Rick Rule: Better Deals For Oil Investors As US, Canada Have Less Available Capital

May 06, 2015

Chairman of Sprott Global talks energy.


[This article originally appeared on Sprott's Thoughts and is republished here with permission.]

Rick Rule took at a stance in January that went against many investors’ contrarian instincts. He said to stay away from oil and gas for the time being.

However, Rule has been discussing oil and gas drilling lately in internal broker meetings, as well as conferences.

Does he now think there’s an opportunity in oil and gas?

I met him about it for Sprott’s Thoughts.

Should we be looking at oil and gas drilling? What may make it appealing right now?

Precisely because the oil price has declined, the odds have shifted in investors’ favor.

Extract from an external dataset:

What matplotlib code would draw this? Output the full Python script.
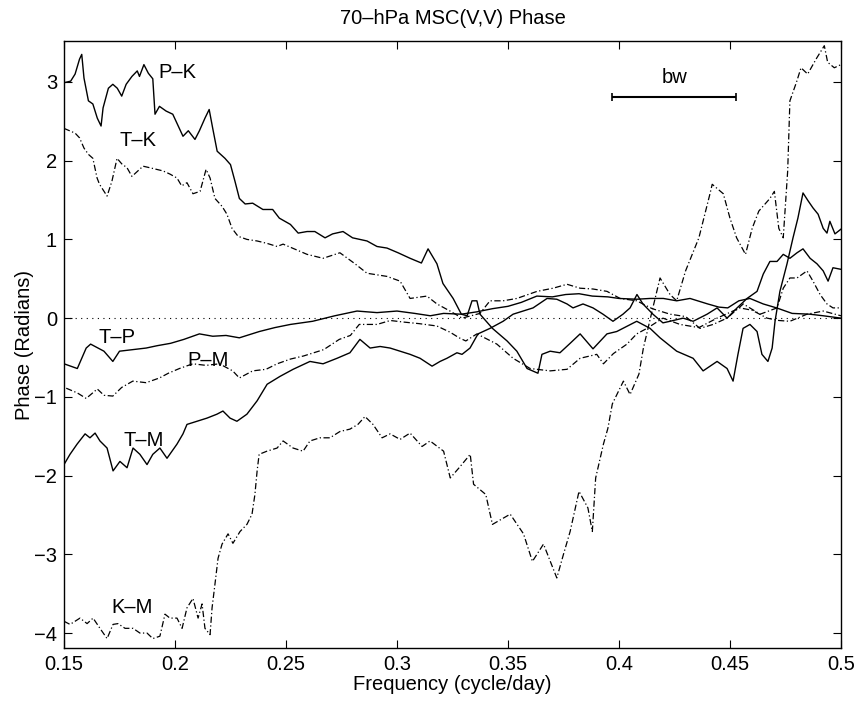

Over the last eight years, there was more demand for participation in oil and gas drilling than there was supply. The companies had the upper hand over investors.

Now, capital is once again in shorter supply in the oil and gas business, and so the terms are beginning to favor the investors.

In terms of participating in drilling, the general choices available are to take a working interest participation or to participate in drilling through a joint venture or a partnership.

Most of what we’re going to talk about today is in the context of partnerships, which represent about 75% of private capital for drilling.

So we’re looking to take advantage of a lower supply of capital for oil and gas?

Correct. For the eight years prior to the recent price decline, the oil and gas industry funded operations from capital they raised in the stock market, money contributed from other companies, from cash flow, and from debt.

Each of those four sources of capital is much less available now and is much more costly. Yet the need for capital in the industry is serious and is becoming acute.

This seems to happen about once a decade following an oil price decline and we are in the midst of such a period now. Note that a shortage of capital is likely to cause a decrease in drilling activity which ultimately leads to decreases in supply and to higher product prices (market prices for oil and gas).

It’s ironic that a set of circumstances where the terms for investments are more favorable can also cause a rise in product prices – leading to a potentially ‘virtuous circle’ for investors.